Mount a remote storage service like an S3 bucket as a Windows drive letter that any application can read and write.
Port an existing Linux FUSE-based file system to Windows using Dokany's FUSE compatibility wrapper.
Build a virtual file system that exposes database records or API data as browsable files and folders in Windows Explorer.
Requires installing the Dokany kernel driver with admin rights before any file system code can mount a volume.

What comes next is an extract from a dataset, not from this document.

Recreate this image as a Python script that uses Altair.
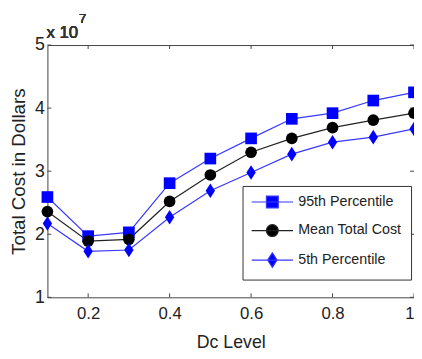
import altair as alt
import pandas as pd

dc_level = [0.1, 0.2, 0.3, 0.4, 0.5, 0.6, 0.7, 0.8, 0.9, 1.0]
p95 = [2.59, 1.97, 2.03, 2.81, 3.20, 3.52, 3.83, 3.92, 4.12, 4.25]
mean_cost = [2.36, 1.89, 1.92, 2.52, 2.94, 3.30, 3.52, 3.69, 3.81, 3.92]
p5 = [2.17, 1.73, 1.75, 2.27, 2.69, 2.98, 3.27, 3.46, 3.54, 3.67]
series_names = ["95th Percentile", "Mean Total Cost", "5th Percentile"]
x_ticks = [0.2, 0.4, 0.6, 0.8, 1.0]
y_ticks = [1, 2, 3, 4, 5]

rows = []
for name, vals in zip(series_names, [p95, mean_cost, p5]):
    for d, v in zip(dc_level, vals):
        rows.append({"dc": d, "cost": v, "series": name})
df = pd.DataFrame(rows)
xt_df = pd.DataFrame({"dc": x_ticks})
yt_df = pd.DataFrame({"cost": y_ticks})

FONT = "Liberation Sans, Arial"
W, H = 372, 256

x_enc = alt.X("dc:Q", scale=alt.Scale(domain=[0.1, 1.0], nice=False, zero=False),
              axis=alt.Axis(values=x_ticks, format="~g", title="Dc Level",
                            grid=False, domain=False, ticks=False,
                            labelFont=FONT, labelFontSize=17, labelColor="#222",
                            labelPadding=9, titleFont=FONT, titleFontSize=18,
                            titleFontWeight="normal", titleColor="#222", titlePadding=12))
y_enc = alt.Y("cost:Q", scale=alt.Scale(domain=[1, 5], nice=False, zero=False),
              axis=alt.Axis(values=y_ticks, format="d", title="Total Cost in Dollars",
                            grid=False, domain=False, ticks=False,
                            labelFont=FONT, labelFontSize=18, labelColor="#222",
                            labelPadding=3, titleFont=FONT, titleFontSize=19,
                            titleFontWeight="normal", titleColor="#222", titlePadding=6))

line_col = "#3838ff"
mark_col = "#0000ff"

lines = alt.Chart(df).mark_line(strokeWidth=1.2).encode(
    x=x_enc, y=y_enc, detail="series:N",
    stroke=alt.Stroke("series:N", scale=alt.Scale(domain=series_names, range=[line_col, "#222222", line_col]), legend=None),
)

sq = "M-1,-1L1,-1L1,1L-1,1Z"
di = "M0,-1.25L0.8,0L0,1.25L-0.8,0Z"
points = alt.Chart(df).mark_point(filled=True, opacity=1, size=140).encode(
    x=x_enc, y=y_enc,
    color=alt.Color("series:N", scale=alt.Scale(domain=series_names, range=[mark_col, "#000000", mark_col]), legend=None),
    shape=alt.Shape("series:N", scale=alt.Scale(domain=series_names, range=[sq, "circle", di]), legend=None),
)

leg_sq = "M-3.5,0L3.5,0M-1,-1L1,-1L1,1L-1,1Z"
leg_ci = "M-3.5,0L3.5,0M-1,0A1,1 0 1,0 1,0A1,1 0 1,0 -1,0Z"
leg_di = "M-3.5,0L3.5,0M0,-1.25L0.8,0L0,1.25L-0.8,0Z"
legend = alt.Legend(orient="none", legendX=198, legendY=143, title=None,
                    strokeColor="#333", fillColor="white", padding=9,
                    labelFont=FONT, labelFontSize=14.5, labelColor="#222",
                    symbolSize=144, symbolStrokeWidth=1.2, symbolOpacity=1,
                    symbolOffset=14, labelOffset=19, rowPadding=11)
leg_scale_fill = alt.Scale(domain=series_names, range=[mark_col, "#000000", mark_col])
leg_scale_stroke = alt.Scale(domain=series_names, range=[line_col, "#222222", line_col])
leg_layer = alt.Chart(df).mark_point(opacity=0, size=144).encode(
    x=x_enc, y=y_enc,
    fill=alt.Fill("series:N", scale=leg_scale_fill, legend=legend),
    stroke=alt.Stroke("series:N", scale=leg_scale_stroke, legend=legend),
    shape=alt.Shape("series:N", scale=alt.Scale(domain=series_names, range=[leg_sq, leg_ci, leg_di]), legend=legend),
)

tick_col = "#444"
xb = alt.Chart(xt_df).mark_rule(color=tick_col).encode(x=x_enc, y=alt.value(H), y2=alt.value(H - 4))
xtp = alt.Chart(xt_df).mark_rule(color=tick_col).encode(x=x_enc, y=alt.value(0), y2=alt.value(4))
yl = alt.Chart(yt_df).mark_rule(color=tick_col).encode(y=y_enc, x=alt.value(0), x2=alt.value(4))
yr = alt.Chart(yt_df).mark_rule(color=tick_col).encode(y=y_enc, x=alt.value(W), x2=alt.value(W - 4))

exp1 = alt.Chart(xt_df).mark_text(text="x 10", font=FONT, fontSize=17, fontWeight="normal", align="left", baseline="alphabetic", color="#333").encode(
    x=alt.value(-1), y=alt.value(-7))
exp2 = alt.Chart(xt_df).mark_text(text="7", font=FONT, fontSize=13, fontWeight="normal", align="left", baseline="alphabetic", color="#333").encode(
    x=alt.value(32), y=alt.value(-22))

chart = alt.layer(xb, xtp, yl, yr, lines, points, leg_layer, exp1, exp2).resolve_scale(
    color="independent", shape="independent", stroke="independent", fill="independent"
).properties(
    width=W, height=H, autosize="none",
    padding={"left": 40, "top": 35, "right": 0, "bottom": 60},
    background="white",
).configure_view(stroke="#444", strokeWidth=1)

chart.save("out.html", embed_options={"renderer": "svg", "actions": False})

Dokany is a library for Windows that lets developers create custom file systems without writing a kernel-mode device driver. A file system is the layer of software that controls how files are stored, named, and accessed on a disk or in memory. On Windows, building one normally requires writing low-level driver code that runs in the most privileged part of the operating system, which is difficult to develop and risky to debug. Dokany provides a bridge so that a developer can instead write their file system logic as an ordinary program in user space, where crashes are isolated and debugging is straightforward. The approach is similar to FUSE, which is a well-established tool that serves the same purpose on Linux. Dokany ships with a FUSE compatibility wrapper, so existing FUSE-based file systems written for Linux can often be brought to Windows with little or no modification. Internally, Dokany consists of a user-mode library (a DLL) and a kernel-mode driver that it ships with. When a Windows application tries to open, read, or write a file on a Dokany-managed volume, those requests pass through the kernel driver, which then calls back into the developer's own code via the library. From Windows Explorer's perspective, a Dokany file system looks like any other mounted drive. The project supports Windows 7 through Windows 11 and recent Windows Server versions, on x86, x64, ARM, and ARM64 hardware. It can be installed via the releases page on GitHub, or with the package managers Chocolatey and winget. The library components are licensed under the LGPL, and the sample programs under the MIT license. Dokany is itself a maintained fork of an older abandoned project called Dokan.